_SHORT PROBLEM_. From the entries below, gather each line containing the word "with".
□ □ □ □ □
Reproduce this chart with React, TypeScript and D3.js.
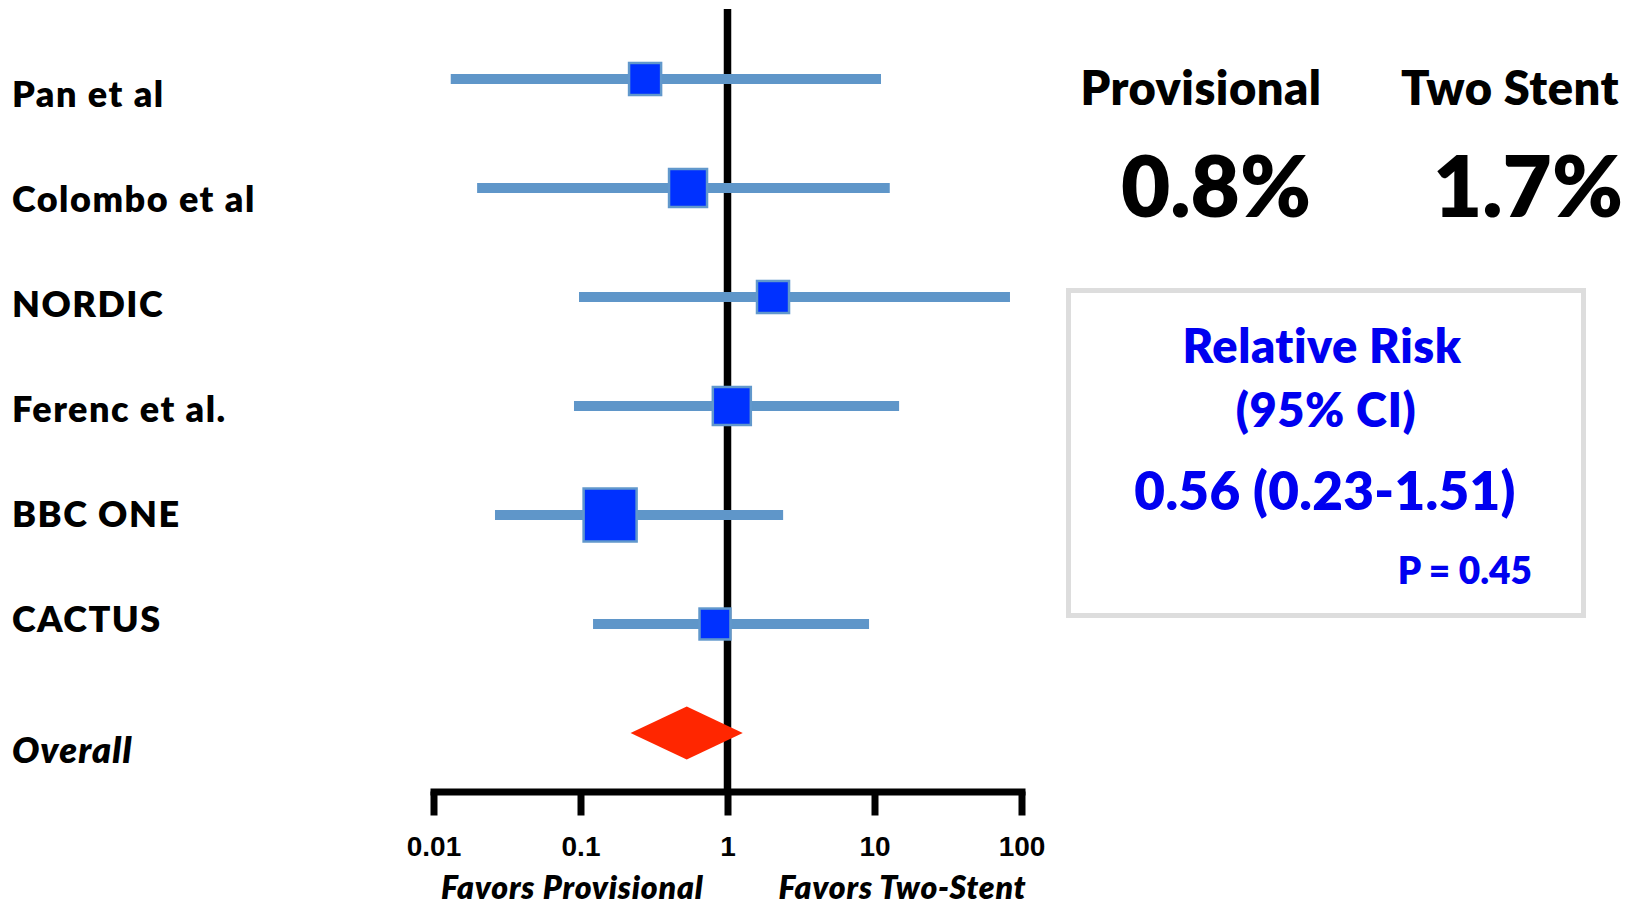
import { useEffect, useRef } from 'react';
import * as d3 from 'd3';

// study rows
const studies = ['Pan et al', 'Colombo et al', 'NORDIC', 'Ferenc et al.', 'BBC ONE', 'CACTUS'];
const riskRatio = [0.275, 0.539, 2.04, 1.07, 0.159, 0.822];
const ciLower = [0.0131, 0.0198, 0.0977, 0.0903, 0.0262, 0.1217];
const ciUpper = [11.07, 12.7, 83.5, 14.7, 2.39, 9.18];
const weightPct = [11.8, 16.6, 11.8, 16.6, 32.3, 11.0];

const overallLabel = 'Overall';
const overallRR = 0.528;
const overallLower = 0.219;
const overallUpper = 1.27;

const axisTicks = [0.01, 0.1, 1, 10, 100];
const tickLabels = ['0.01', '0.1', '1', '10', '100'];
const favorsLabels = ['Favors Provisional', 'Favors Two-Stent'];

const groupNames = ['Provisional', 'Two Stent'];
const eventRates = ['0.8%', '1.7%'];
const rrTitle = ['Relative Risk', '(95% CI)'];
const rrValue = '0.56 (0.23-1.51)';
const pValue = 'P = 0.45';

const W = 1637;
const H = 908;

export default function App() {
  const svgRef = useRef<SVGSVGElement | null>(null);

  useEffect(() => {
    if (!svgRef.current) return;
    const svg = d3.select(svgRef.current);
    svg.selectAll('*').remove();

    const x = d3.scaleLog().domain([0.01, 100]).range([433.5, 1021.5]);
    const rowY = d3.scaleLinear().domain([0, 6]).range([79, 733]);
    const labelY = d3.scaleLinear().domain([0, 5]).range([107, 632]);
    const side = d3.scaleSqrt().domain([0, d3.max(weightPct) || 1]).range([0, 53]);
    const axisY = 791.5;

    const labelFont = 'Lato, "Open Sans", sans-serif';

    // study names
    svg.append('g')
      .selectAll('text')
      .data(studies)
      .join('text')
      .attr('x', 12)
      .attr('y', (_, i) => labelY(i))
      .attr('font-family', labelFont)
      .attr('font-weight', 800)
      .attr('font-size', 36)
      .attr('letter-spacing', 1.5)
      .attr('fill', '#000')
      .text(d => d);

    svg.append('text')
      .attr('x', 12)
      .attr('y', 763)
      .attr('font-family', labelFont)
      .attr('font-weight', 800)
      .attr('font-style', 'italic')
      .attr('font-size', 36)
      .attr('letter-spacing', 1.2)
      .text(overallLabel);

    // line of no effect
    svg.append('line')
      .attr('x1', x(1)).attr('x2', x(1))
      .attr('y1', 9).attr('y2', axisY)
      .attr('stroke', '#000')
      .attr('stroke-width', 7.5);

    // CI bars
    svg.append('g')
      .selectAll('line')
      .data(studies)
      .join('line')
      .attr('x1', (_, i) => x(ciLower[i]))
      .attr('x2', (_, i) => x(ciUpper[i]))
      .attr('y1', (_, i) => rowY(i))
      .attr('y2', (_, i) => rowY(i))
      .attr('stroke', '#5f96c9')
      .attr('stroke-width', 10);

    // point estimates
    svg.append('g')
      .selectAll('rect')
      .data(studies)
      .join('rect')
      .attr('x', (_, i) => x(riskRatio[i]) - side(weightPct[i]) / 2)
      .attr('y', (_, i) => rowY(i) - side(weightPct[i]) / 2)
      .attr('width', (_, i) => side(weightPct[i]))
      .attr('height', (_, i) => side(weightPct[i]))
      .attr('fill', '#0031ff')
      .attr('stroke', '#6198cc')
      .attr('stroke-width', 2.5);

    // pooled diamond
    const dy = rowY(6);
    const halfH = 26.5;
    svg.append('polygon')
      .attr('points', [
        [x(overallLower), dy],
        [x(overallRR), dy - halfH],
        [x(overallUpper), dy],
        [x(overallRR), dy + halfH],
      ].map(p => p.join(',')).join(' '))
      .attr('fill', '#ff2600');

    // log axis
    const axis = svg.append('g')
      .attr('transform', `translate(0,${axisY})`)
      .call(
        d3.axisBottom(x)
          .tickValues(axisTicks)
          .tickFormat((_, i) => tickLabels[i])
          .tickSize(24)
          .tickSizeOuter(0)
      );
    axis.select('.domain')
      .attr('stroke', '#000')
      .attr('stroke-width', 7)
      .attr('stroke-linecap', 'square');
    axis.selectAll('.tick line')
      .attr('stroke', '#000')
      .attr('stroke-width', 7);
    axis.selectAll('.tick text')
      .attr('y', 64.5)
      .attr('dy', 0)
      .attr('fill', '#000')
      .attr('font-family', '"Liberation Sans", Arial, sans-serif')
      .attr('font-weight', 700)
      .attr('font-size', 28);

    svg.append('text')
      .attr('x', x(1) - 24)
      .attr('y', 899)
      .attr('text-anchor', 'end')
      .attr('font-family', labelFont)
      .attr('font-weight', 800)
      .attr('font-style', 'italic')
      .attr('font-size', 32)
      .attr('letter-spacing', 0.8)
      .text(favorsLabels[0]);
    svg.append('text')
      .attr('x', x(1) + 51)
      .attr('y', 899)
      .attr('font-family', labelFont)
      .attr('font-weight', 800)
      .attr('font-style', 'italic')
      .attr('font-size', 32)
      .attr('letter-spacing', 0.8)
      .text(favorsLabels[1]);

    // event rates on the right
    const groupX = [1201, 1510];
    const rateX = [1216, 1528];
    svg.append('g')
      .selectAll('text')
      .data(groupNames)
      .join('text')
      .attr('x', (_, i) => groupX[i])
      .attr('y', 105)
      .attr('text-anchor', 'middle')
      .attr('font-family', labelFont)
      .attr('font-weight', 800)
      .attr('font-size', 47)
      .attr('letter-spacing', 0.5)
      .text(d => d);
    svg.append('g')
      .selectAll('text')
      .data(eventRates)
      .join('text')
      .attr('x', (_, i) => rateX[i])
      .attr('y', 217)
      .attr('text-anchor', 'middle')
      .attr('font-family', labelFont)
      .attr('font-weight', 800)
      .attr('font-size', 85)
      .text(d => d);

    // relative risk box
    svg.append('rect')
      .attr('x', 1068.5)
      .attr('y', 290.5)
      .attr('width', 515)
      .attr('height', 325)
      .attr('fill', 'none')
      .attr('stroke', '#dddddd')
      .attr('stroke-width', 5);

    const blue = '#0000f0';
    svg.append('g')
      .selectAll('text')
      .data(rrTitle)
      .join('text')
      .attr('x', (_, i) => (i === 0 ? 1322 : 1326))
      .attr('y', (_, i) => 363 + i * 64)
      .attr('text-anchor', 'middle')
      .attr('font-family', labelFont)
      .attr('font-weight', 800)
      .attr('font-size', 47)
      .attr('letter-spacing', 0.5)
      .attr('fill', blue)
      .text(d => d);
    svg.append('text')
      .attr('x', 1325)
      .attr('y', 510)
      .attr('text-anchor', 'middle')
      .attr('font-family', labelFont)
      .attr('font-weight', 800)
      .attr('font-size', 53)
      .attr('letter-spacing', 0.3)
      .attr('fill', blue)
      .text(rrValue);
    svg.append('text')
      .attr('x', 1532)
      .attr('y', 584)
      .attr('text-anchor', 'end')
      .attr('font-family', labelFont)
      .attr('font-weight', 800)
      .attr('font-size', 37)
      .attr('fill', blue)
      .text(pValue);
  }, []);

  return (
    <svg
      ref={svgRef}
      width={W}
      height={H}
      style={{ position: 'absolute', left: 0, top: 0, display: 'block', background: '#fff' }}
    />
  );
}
□ □ □ □ □
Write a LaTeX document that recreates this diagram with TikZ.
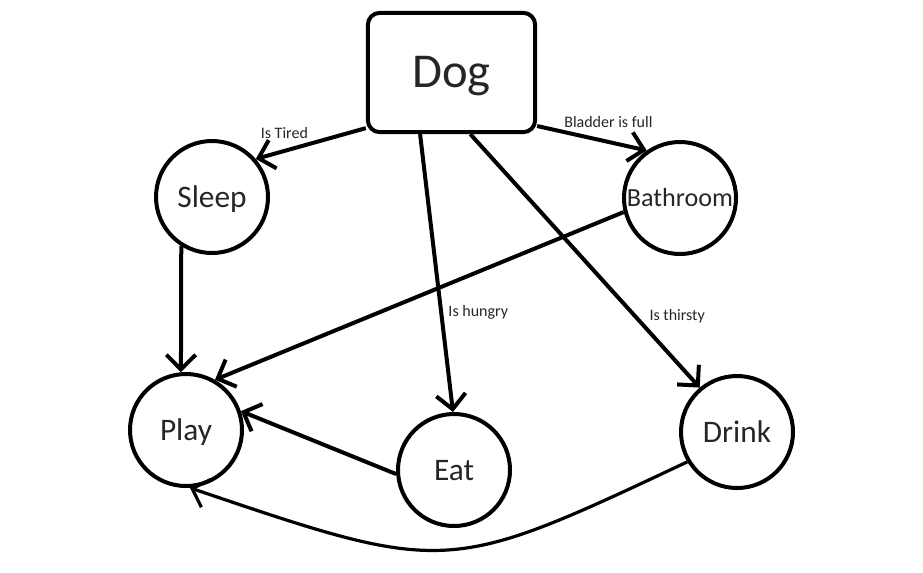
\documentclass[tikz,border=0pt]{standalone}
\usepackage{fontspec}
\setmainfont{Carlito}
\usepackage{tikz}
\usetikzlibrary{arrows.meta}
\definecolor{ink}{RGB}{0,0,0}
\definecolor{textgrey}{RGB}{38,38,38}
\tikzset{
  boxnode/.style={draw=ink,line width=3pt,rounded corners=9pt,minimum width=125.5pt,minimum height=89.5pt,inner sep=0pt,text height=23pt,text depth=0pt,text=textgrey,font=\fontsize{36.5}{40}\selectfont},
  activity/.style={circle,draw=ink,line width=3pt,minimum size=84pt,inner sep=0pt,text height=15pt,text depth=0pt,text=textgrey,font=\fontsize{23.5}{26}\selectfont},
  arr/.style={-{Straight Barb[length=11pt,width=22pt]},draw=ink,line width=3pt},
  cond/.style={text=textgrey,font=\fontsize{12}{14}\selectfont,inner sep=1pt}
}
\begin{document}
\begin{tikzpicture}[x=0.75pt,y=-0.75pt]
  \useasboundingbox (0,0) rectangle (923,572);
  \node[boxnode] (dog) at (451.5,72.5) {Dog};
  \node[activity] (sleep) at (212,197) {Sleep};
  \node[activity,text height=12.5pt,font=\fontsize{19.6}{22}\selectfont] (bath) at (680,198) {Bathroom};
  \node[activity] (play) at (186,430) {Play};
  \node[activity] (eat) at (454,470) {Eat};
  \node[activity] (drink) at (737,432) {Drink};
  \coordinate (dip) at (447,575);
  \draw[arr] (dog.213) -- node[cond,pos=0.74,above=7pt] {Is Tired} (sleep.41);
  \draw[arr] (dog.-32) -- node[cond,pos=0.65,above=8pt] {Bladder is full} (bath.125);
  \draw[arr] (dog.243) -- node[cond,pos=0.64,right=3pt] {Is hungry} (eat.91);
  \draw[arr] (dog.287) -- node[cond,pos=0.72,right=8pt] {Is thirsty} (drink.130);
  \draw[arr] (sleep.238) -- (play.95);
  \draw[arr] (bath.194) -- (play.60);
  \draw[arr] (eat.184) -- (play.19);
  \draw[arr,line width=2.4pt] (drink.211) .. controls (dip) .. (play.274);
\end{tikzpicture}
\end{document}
□ □ □ □ □
_OUTPUT FOR THIS TASK_.
Reproduce this chart with React, TypeScript and D3.js.
Write a LaTeX document that recreates this diagram with TikZ.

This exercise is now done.